▶ What to do:
Will you output the entries below exactly, skipping every image they contain?
— Start —
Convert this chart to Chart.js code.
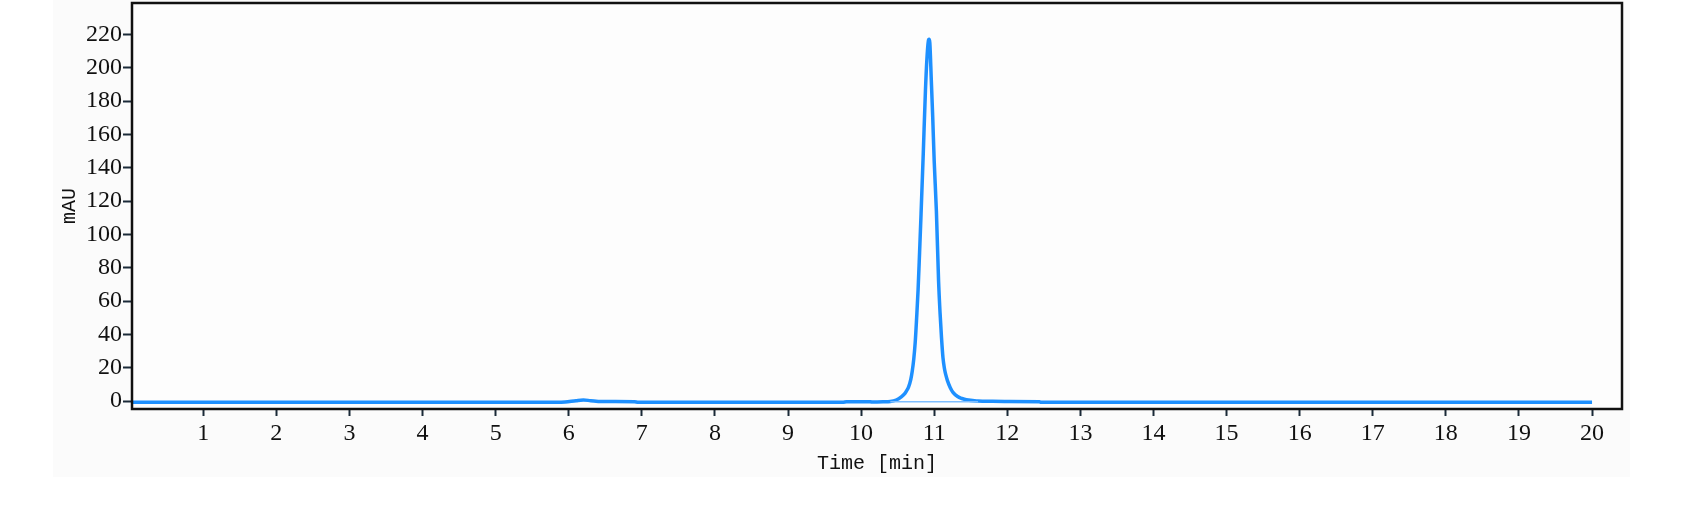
<!DOCTYPE html>
<html>
<head>
<meta charset="utf-8">
<script src="https://cdn.jsdelivr.net/npm/chart.js@4/dist/chart.umd.min.js"></script>
<style>
    body { margin: 0; background: #ffffff; }
    #wrap { width: 1697px; height: 506px; position: relative; }
</style>
</head>
<body>
<div id="wrap"><canvas id="chromChart"></canvas></div>
<script>
// Chromatogram trace (time in min, signal in mAU)
const times = [0.0, 5.85, 5.95, 6.1, 6.2, 6.3, 6.45, 6.9, 6.95, 9.75, 9.8, 10.1, 10.15, 10.3, 10.4,
    10.48, 10.55, 10.6, 10.62, 10.65, 10.68, 10.7, 10.72, 10.74, 10.76, 10.78, 10.8, 10.82, 10.85,
    10.88, 10.9, 10.92, 10.93, 10.94, 10.96, 10.98, 11.0, 11.03, 11.06, 11.08, 11.1, 11.12, 11.14,
    11.16, 11.18, 11.22, 11.26, 11.32, 11.38, 11.44, 11.6, 11.8, 12.0, 12.44, 12.46, 20.0];
const signal = [-0.8, -0.8, -0.6, 0.2, 0.6, 0.2, -0.3, -0.4, -0.8, -0.8, -0.4, -0.4, -0.6, -0.5, -0.3,
    0.6, 2.5, 4.6, 6, 8.5, 13, 18, 25, 35, 50, 67, 89, 112, 148,
    186, 205, 216, 217, 215, 193, 170, 144, 114, 72, 53, 38, 26, 19.5,
    15.5, 12.4, 8, 5, 2.7, 1.5, 0.7, 0.0, -0.2, -0.3, -0.4, -0.8, -0.8];

// Integration baseline under the main peak
const baseTimes = [10.4, 11.6];
const baseValues = [-0.5, -0.5];

const xTicks = [1, 2, 3, 4, 5, 6, 7, 8, 9, 10, 11, 12, 13, 14, 15, 16, 17, 18, 19, 20];
const yTicks = [0, 20, 40, 60, 80, 100, 120, 140, 160, 180, 200, 220];

// Light grey panel behind the plot and the frame around the chart area
const framePlugin = {
    id: 'frame',
    beforeDraw(chart) {
        const { ctx, chartArea } = chart;
        ctx.save();
        ctx.fillStyle = '#fbfbfb';
        ctx.fillRect(53, 0, 1577, 477);
        ctx.fillStyle = '#fdfdfd';
        ctx.fillRect(chartArea.left, chartArea.top, chartArea.right - chartArea.left, chartArea.bottom - chartArea.top);
        ctx.restore();
    },
    afterDatasetsDraw(chart) {
        const { ctx, chartArea } = chart;
        ctx.save();
        ctx.strokeStyle = '#111111';
        ctx.lineWidth = 2.5;
        ctx.strokeRect(chartArea.left, chartArea.top, chartArea.right - chartArea.left, chartArea.bottom - chartArea.top);
        ctx.restore();
    }
};

const ctx = document.getElementById('chromChart').getContext('2d');
const chart = new Chart(ctx, {
    type: 'line',
    data: {
        datasets: [
            {
                label: 'baseline',
                data: baseTimes.map((t, i) => ({ x: t, y: baseValues[i] })),
                borderColor: '#7dbdff',
                borderWidth: 1.5,
                pointRadius: 0,
                fill: false
            },
            {
                label: 'signal',
                data: times.map((t, i) => ({ x: t, y: signal[i] })),
                borderColor: '#1e90ff',
                borderWidth: 3.5,
                pointRadius: 0,
                cubicInterpolationMode: 'monotone',
                fill: false
            }
        ]
    },
    options: {
        responsive: true,
        maintainAspectRatio: false,
        animation: false,
        layout: {
            padding: { top: 3, right: 75, left: 0, bottom: 0 }
        },
        scales: {
            x: {
                type: 'linear',
                min: 0.025,
                max: 20.41,
                afterBuildTicks: (scale) => { scale.ticks = xTicks.map(v => ({ value: v })); },
                afterFit: (scale) => {
                    scale.height = 97;
                    scale.paddingLeft = 0;
                    scale.paddingRight = 0;
                },
                border: { display: false },
                grid: {
                    drawOnChartArea: false,
                    drawTicks: true,
                    tickLength: 7,
                    tickWidth: 2,
                    tickColor: '#1b2a38'
                },
                ticks: {
                    autoSkip: false,
                    maxRotation: 0,
                    padding: 3,
                    color: '#111111',
                    font: { family: 'Liberation Serif', size: 24 }
                },
                title: {
                    display: true,
                    text: 'Time [min]',
                    color: '#111111',
                    padding: { top: 0, bottom: 30 },
                    font: { family: 'Liberation Mono', size: 20 }
                }
            },
            y: {
                min: -4.8,
                max: 238.8,
                afterBuildTicks: (scale) => { scale.ticks = yTicks.map(v => ({ value: v })); },
                afterFit: (scale) => {
                    scale.width = 132;
                    scale.paddingTop = 0;
                    scale.paddingBottom = 0;
                },
                border: { display: false },
                grid: {
                    drawOnChartArea: false,
                    drawTicks: true,
                    tickLength: 9,
                    tickWidth: 2,
                    tickColor: '#1b2a38'
                },
                ticks: {
                    autoSkip: false,
                    padding: 1,
                    color: '#111111',
                    font: { family: 'Liberation Serif', size: 24 }
                },
                title: {
                    display: true,
                    text: 'mAU',
                    color: '#111111',
                    padding: { top: 58, bottom: 0 },
                    font: { family: 'Liberation Mono', size: 20 }
                }
            }
        },
        plugins: {
            legend: { display: false },
            tooltip: { enabled: false }
        }
    },
    plugins: [framePlugin]
});
</script>
</body>
</html>
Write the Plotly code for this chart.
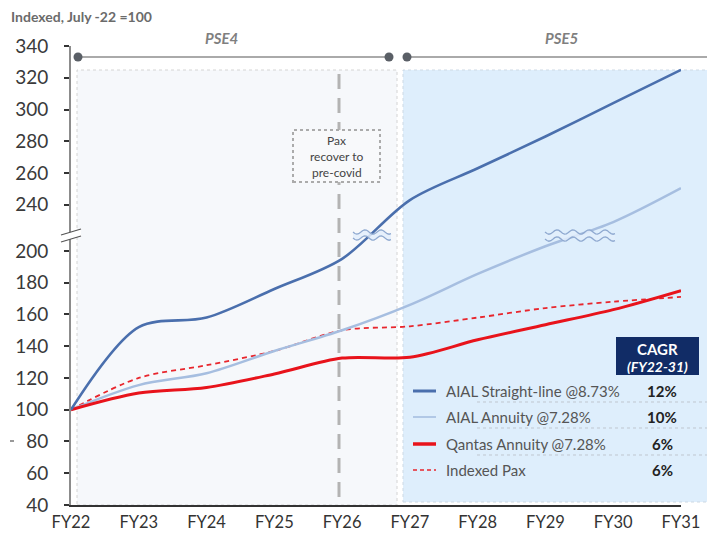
— End —
▶ Task answer:
Convert this chart to Chart.js code.
<!DOCTYPE html>
<html>
<head>
<meta charset="utf-8">
<script src="https://cdn.jsdelivr.net/npm/chart.js@4/dist/chart.umd.min.js"></script>
<style>
    body { margin: 0; background: #ffffff; }
    #wrap { width: 1697px; height: 506px; position: relative; }
</style>
</head>
<body>
<div id="wrap"><canvas id="chromChart"></canvas></div>
<script>
// Chromatogram trace (time in min, signal in mAU)
const times = [0.0, 5.85, 5.95, 6.1, 6.2, 6.3, 6.45, 6.9, 6.95, 9.75, 9.8, 10.1, 10.15, 10.3, 10.4,
    10.48, 10.55, 10.6, 10.62, 10.65, 10.68, 10.7, 10.72, 10.74, 10.76, 10.78, 10.8, 10.82, 10.85,
    10.88, 10.9, 10.92, 10.93, 10.94, 10.96, 10.98, 11.0, 11.03, 11.06, 11.08, 11.1, 11.12, 11.14,
    11.16, 11.18, 11.22, 11.26, 11.32, 11.38, 11.44, 11.6, 11.8, 12.0, 12.44, 12.46, 20.0];
const signal = [-0.8, -0.8, -0.6, 0.2, 0.6, 0.2, -0.3, -0.4, -0.8, -0.8, -0.4, -0.4, -0.6, -0.5, -0.3,
    0.6, 2.5, 4.6, 6, 8.5, 13, 18, 25, 35, 50, 67, 89, 112, 148,
    186, 205, 216, 217, 215, 193, 170, 144, 114, 72, 53, 38, 26, 19.5,
    15.5, 12.4, 8, 5, 2.7, 1.5, 0.7, 0.0, -0.2, -0.3, -0.4, -0.8, -0.8];

// Integration baseline under the main peak
const baseTimes = [10.4, 11.6];
const baseValues = [-0.5, -0.5];

const xTicks = [1, 2, 3, 4, 5, 6, 7, 8, 9, 10, 11, 12, 13, 14, 15, 16, 17, 18, 19, 20];
const yTicks = [0, 20, 40, 60, 80, 100, 120, 140, 160, 180, 200, 220];

// Light grey panel behind the plot and the frame around the chart area
const framePlugin = {
    id: 'frame',
    beforeDraw(chart) {
        const { ctx, chartArea } = chart;
        ctx.save();
        ctx.fillStyle = '#fbfbfb';
        ctx.fillRect(53, 0, 1577, 477);
        ctx.fillStyle = '#fdfdfd';
        ctx.fillRect(chartArea.left, chartArea.top, chartArea.right - chartArea.left, chartArea.bottom - chartArea.top);
        ctx.restore();
    },
    afterDatasetsDraw(chart) {
        const { ctx, chartArea } = chart;
        ctx.save();
        ctx.strokeStyle = '#111111';
        ctx.lineWidth = 2.5;
        ctx.strokeRect(chartArea.left, chartArea.top, chartArea.right - chartArea.left, chartArea.bottom - chartArea.top);
        ctx.restore();
    }
};

const ctx = document.getElementById('chromChart').getContext('2d');
const chart = new Chart(ctx, {
    type: 'line',
    data: {
        datasets: [
            {
                label: 'baseline',
                data: baseTimes.map((t, i) => ({ x: t, y: baseValues[i] })),
                borderColor: '#7dbdff',
                borderWidth: 1.5,
                pointRadius: 0,
                fill: false
            },
            {
                label: 'signal',
                data: times.map((t, i) => ({ x: t, y: signal[i] })),
                borderColor: '#1e90ff',
                borderWidth: 3.5,
                pointRadius: 0,
                cubicInterpolationMode: 'monotone',
                fill: false
            }
        ]
    },
    options: {
        responsive: true,
        maintainAspectRatio: false,
        animation: false,
        layout: {
            padding: { top: 3, right: 75, left: 0, bottom: 0 }
        },
        scales: {
            x: {
                type: 'linear',
                min: 0.025,
                max: 20.41,
                afterBuildTicks: (scale) => { scale.ticks = xTicks.map(v => ({ value: v })); },
                afterFit: (scale) => {
                    scale.height = 97;
                    scale.paddingLeft = 0;
                    scale.paddingRight = 0;
                },
                border: { display: false },
                grid: {
                    drawOnChartArea: false,
                    drawTicks: true,
                    tickLength: 7,
                    tickWidth: 2,
                    tickColor: '#1b2a38'
                },
                ticks: {
                    autoSkip: false,
                    maxRotation: 0,
                    padding: 3,
                    color: '#111111',
                    font: { family: 'Liberation Serif', size: 24 }
                },
                title: {
                    display: true,
                    text: 'Time [min]',
                    color: '#111111',
                    padding: { top: 0, bottom: 30 },
                    font: { family: 'Liberation Mono', size: 20 }
                }
            },
            y: {
                min: -4.8,
                max: 238.8,
                afterBuildTicks: (scale) => { scale.ticks = yTicks.map(v => ({ value: v })); },
                afterFit: (scale) => {
                    scale.width = 132;
                    scale.paddingTop = 0;
                    scale.paddingBottom = 0;
                },
                border: { display: false },
                grid: {
                    drawOnChartArea: false,
                    drawTicks: true,
                    tickLength: 9,
                    tickWidth: 2,
                    tickColor: '#1b2a38'
                },
                ticks: {
                    autoSkip: false,
                    padding: 1,
                    color: '#111111',
                    font: { family: 'Liberation Serif', size: 24 }
                },
                title: {
                    display: true,
                    text: 'mAU',
                    color: '#111111',
                    padding: { top: 58, bottom: 0 },
                    font: { family: 'Liberation Mono', size: 20 }
                }
            }
        },
        plugins: {
            legend: { display: false },
            tooltip: { enabled: false }
        }
    },
    plugins: [framePlugin]
});
</script>
</body>
</html>
Write the Plotly code for this chart.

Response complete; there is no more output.